Peru is a particularly well-suited place to study the medium- and long-term impacts of trade liberalization on the jobs of men and women in manufacturing. Unlike other countries like Brazil or Mexico, where the manufacturing landscape concentrates on male jobs, Peru intensively employs men and women. However, the intensity of one or the other heavily varies by industry. Workers employed by the textile industries are predominantly female, while those in the chemical and metals industries are mainly male.

To assess the impact of trade liberalization, Medina and colleagues observe how Peru’s economy reacted to “the China Shock,” widely used in the trade literature. It describes China joining the World Trade Organization in 2001 and, with it, disrupting manufacturing employment in many developing countries. Particularly in Peru, Medina and her colleagues compared changes in workforce participation among men and women four years and ten years after this trade shock.

Four years after the China Shock, the effect was negative for both male and female manufacturing workers. However, after ten years, most men who were displaced from their jobs were absorbed by other industries where women are not generally employed, while women suddenly faced the decision of leaving the labour force altogether or moving into predominantly informal jobs.

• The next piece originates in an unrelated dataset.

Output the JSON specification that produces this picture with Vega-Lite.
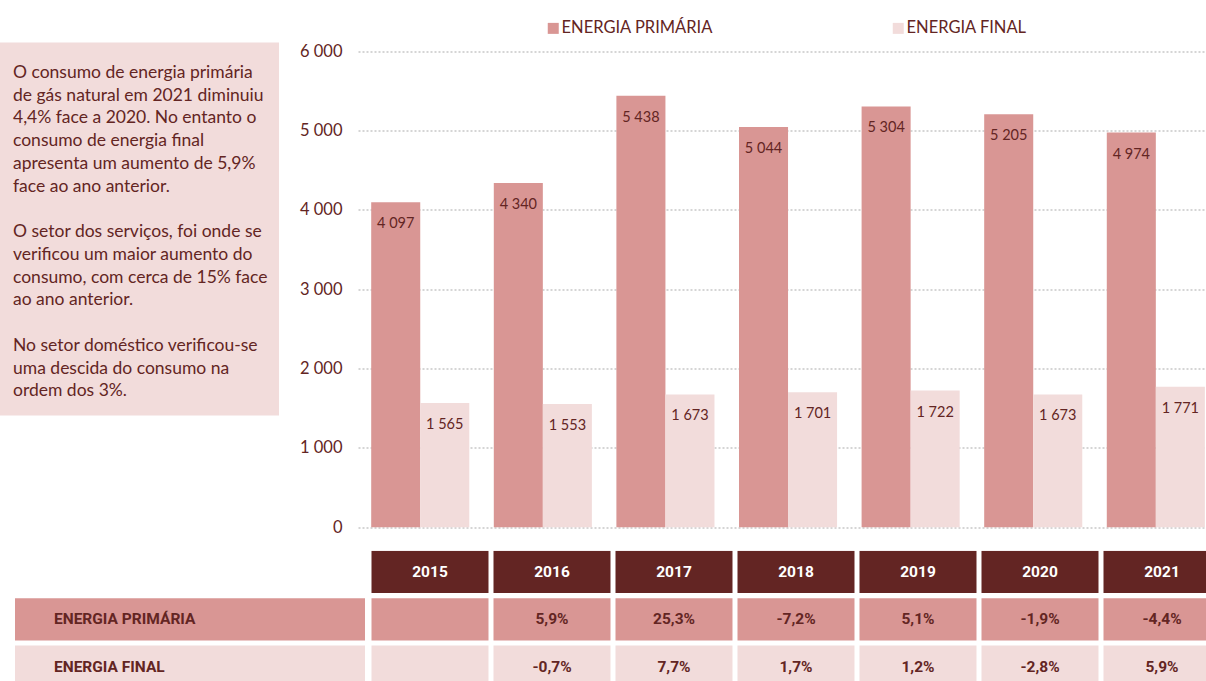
{
  "$schema": "https://vega.github.io/schema/vega-lite/v6.json",
  "padding": {"left": 0, "top": 19.5, "right": 0, "bottom": 0},
  "background": "white",
  "bounds": "flush",
  "align": "each",
  "columns": 2,
  "spacing": {"row": 23.3, "column": 0},
  "config": {
    "view": {"stroke": null},
    "font": "Lato",
    "locale": {"number": {"decimal": ",", "thousands": " ", "grouping": [3], "currency": ["", " €"], "minus": "-"}}
  },
  "datasets": {
    "energy": [
      {"year": "2015", "series": "ENERGIA PRIMÁRIA", "value": 4097, "change": null},
      {"year": "2015", "series": "ENERGIA FINAL", "value": 1565, "change": null},
      {"year": "2016", "series": "ENERGIA PRIMÁRIA", "value": 4340, "change": 0.059},
      {"year": "2016", "series": "ENERGIA FINAL", "value": 1553, "change": -0.007},
      {"year": "2017", "series": "ENERGIA PRIMÁRIA", "value": 5438, "change": 0.253},
      {"year": "2017", "series": "ENERGIA FINAL", "value": 1673, "change": 0.077},
      {"year": "2018", "series": "ENERGIA PRIMÁRIA", "value": 5044, "change": -0.072},
      {"year": "2018", "series": "ENERGIA FINAL", "value": 1701, "change": 0.017},
      {"year": "2019", "series": "ENERGIA PRIMÁRIA", "value": 5304, "change": 0.051},
      {"year": "2019", "series": "ENERGIA FINAL", "value": 1722, "change": 0.012},
      {"year": "2020", "series": "ENERGIA PRIMÁRIA", "value": 5205, "change": -0.019},
      {"year": "2020", "series": "ENERGIA FINAL", "value": 1673, "change": -0.028},
      {"year": "2021", "series": "ENERGIA PRIMÁRIA", "value": 4974, "change": -0.044},
      {"year": "2021", "series": "ENERGIA FINAL", "value": 1771, "change": 0.059}
    ],
    "notes": [
      {"line": 1, "text": "O consumo de energia primária"},
      {"line": 2, "text": "de gás natural em 2021 diminuiu"},
      {"line": 3, "text": "4,4% face a 2020. No entanto o"},
      {"line": 4, "text": "consumo de energia final"},
      {"line": 5, "text": "apresenta um aumento de 5,9%"},
      {"line": 6, "text": "face ao ano anterior."},
      {"line": 8, "text": "O setor dos serviços, foi onde se"},
      {"line": 9, "text": "verificou um maior aumento do"},
      {"line": 10, "text": "consumo, com cerca de 15% face"},
      {"line": 11, "text": "ao ano anterior."},
      {"line": 13, "text": "No setor doméstico verificou-se"},
      {"line": 14, "text": "uma descida do consumo na"},
      {"line": 15, "text": "ordem dos 3%."}
    ]
  },
  "concat": [
    {
      "width": 279,
      "height": 373,
      "view": {"fill": "#F2DCDB", "stroke": null},
      "data": {"name": "notes"},
      "mark": {"type": "text", "align": "left", "baseline": "middle", "font": "Lato", "fontSize": 17.5, "color": "#632523", "dx": 13},
      "encoding": {
        "x": {"datum": 0, "type": "quantitative", "scale": {"domain": [0, 1], "nice": false, "zero": false}, "axis": null},
        "y": {"field": "line", "type": "quantitative", "scale": {"domain": [-0.33, 16.06], "reverse": true, "zero": false, "nice": false}, "axis": null},
        "text": {"field": "text", "type": "nominal"}
      }
    },
    {
      "width": 848.5,
      "height": 484.7,
      "data": {"name": "energy"},
      "encoding": {
        "x": {"field": "year", "type": "nominal", "axis": null, "scale": {"paddingInner": 0.2, "paddingOuter": 0.0605, "align": 0.89}},
        "xOffset": {"field": "series", "type": "nominal", "sort": ["ENERGIA PRIMÁRIA", "ENERGIA FINAL"], "scale": {"paddingInner": 0, "paddingOuter": 0}},
        "y": {
          "field": "value", "type": "quantitative",
          "scale": {"domain": [0, 6110], "nice": false, "zero": true},
          "axis": {
            "values": [0, 1000, 2000, 3000, 4000, 5000, 6000],
            "format": ",.0f",
            "title": null,
            "grid": true, "gridColor": "#ABABAB", "gridDash": [2, 2], "gridWidth": 1,
            "ticks": false, "domain": false,
            "labelFont": "Lato", "labelFontSize": 16.5, "labelColor": "#632523", "labelPadding": 16
          }
        }
      },
      "layer": [
        {
          "mark": {"type": "bar"},
          "encoding": {
            "color": {
              "field": "series", "type": "nominal",
              "scale": {"domain": ["ENERGIA PRIMÁRIA", "ENERGIA FINAL"], "range": ["#D99694", "#F2DCDB"]},
              "legend": {"title": null, "orient": "none", "legendX": 545, "legendY": -22.5, "direction": "horizontal", "symbolType": "square", "symbolSize": 121, "symbolStrokeWidth": 0, "labelFont": "Lato", "labelFontSize": 16.5, "labelColor": "#632523", "labelOffset": 0, "columnPadding": 177, "padding": 0}
            }
          }
        },
        {
          "mark": {"type": "text", "baseline": "middle", "dy": 22, "font": "Lato", "fontSize": 14.5, "color": "#632523"},
          "encoding": {"text": {"field": "value", "type": "quantitative", "format": ",.0f"}}
        }
      ]
    },
    {
      "width": 357.5,
      "height": 131,
      "data": {"name": "energy"},
      "transform": [{"filter": "datum.year == '2015'"}],
      "encoding": {
        "y": {"field": "series", "type": "nominal", "axis": null, "scale": {"domain": ["header", "ENERGIA PRIMÁRIA", "ENERGIA FINAL"], "range": [0, 137], "paddingInner": 0.11, "paddingOuter": 0}}
      },
      "layer": [
        {
          "mark": {"type": "rect"},
          "encoding": {
            "x": {"datum": "label", "type": "nominal", "axis": null, "scale": {"domain": ["label"], "range": [15, 365], "paddingInner": 0, "paddingOuter": 0}},
            "color": {
              "field": "series", "type": "nominal",
              "scale": {"domain": ["ENERGIA PRIMÁRIA", "ENERGIA FINAL"], "range": ["#D99694", "#F2DCDB"]},
              "legend": {"title": null, "orient": "none", "legendX": 545, "legendY": -22.5, "direction": "horizontal", "symbolType": "square", "symbolSize": 121, "symbolStrokeWidth": 0, "labelFont": "Lato", "labelFontSize": 16.5, "labelColor": "#632523", "labelOffset": 0, "columnPadding": 177, "padding": 0}
            }
          }
        },
        {
          "mark": {"type": "text", "align": "left", "baseline": "middle", "dx": 39, "font": "Roboto", "fontWeight": "bold", "fontSize": 15.5, "color": "#632523"},
          "encoding": {
            "x": {"datum": "label", "type": "nominal", "bandPosition": 0, "axis": null},
            "text": {"field": "series", "type": "nominal"}
          }
        }
      ]
    },
    {
      "width": 848.5,
      "height": 131,
      "data": {"name": "energy"},
      "encoding": {
        "x": {"field": "year", "type": "nominal", "axis": null, "scale": {"range": [13.5, 862.5], "paddingInner": 0.041, "paddingOuter": 0}}
      },
      "layer": [
        {
          "transform": [{"filter": "datum.series == 'ENERGIA PRIMÁRIA'"}],
          "mark": {"type": "rect", "color": "#632523", "clip": true},
          "encoding": {
            "y": {"datum": "header", "type": "nominal", "axis": null, "scale": {"domain": ["header", "ENERGIA PRIMÁRIA", "ENERGIA FINAL"], "range": [0, 137], "paddingInner": 0.11, "paddingOuter": 0}}
          }
        },
        {
          "transform": [{"filter": "datum.series == 'ENERGIA PRIMÁRIA'"}],
          "mark": {"type": "text", "baseline": "middle", "font": "Roboto", "fontWeight": "bold", "fontSize": 15.5, "color": "white", "clip": true},
          "encoding": {
            "y": {"datum": "header", "type": "nominal", "axis": null},
            "text": {"field": "year", "type": "nominal"}
          }
        },
        {
          "mark": {"type": "rect", "clip": true},
          "encoding": {
            "y": {"field": "series", "type": "nominal", "axis": null},
            "color": {
              "field": "series", "type": "nominal",
              "scale": {"domain": ["ENERGIA PRIMÁRIA", "ENERGIA FINAL"], "range": ["#D99694", "#F2DCDB"]},
              "legend": {"title": null, "orient": "none", "legendX": 545, "legendY": -22.5, "direction": "horizontal", "symbolType": "square", "symbolSize": 121, "symbolStrokeWidth": 0, "labelFont": "Lato", "labelFontSize": 16.5, "labelColor": "#632523", "labelOffset": 0, "columnPadding": 177, "padding": 0}
            }
          }
        },
        {
          "transform": [{"filter": "isValid(datum.change)"}],
          "mark": {"type": "text", "baseline": "middle", "font": "Roboto", "fontWeight": "bold", "fontSize": 15.5, "color": "#632523", "clip": true},
          "encoding": {
            "y": {"field": "series", "type": "nominal", "axis": null},
            "text": {"field": "change", "type": "quantitative", "format": ".1%"}
          }
        }
      ]
    }
  ]
}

This reflects the powerful consequences that gender inequalities can have on women’s life prospects and work conditions. Gender disparities can limit economic opportunities, inhibiting women’s access to alternative formal jobs and confronting them to make more challenging work decisions. Medina and her team are also investigating how these work conditions can influence women’s decisions about when to marry, when to have children, and their family size – “When Women’s Work Disappears: Marriage and Fertility Decisions in Peru.”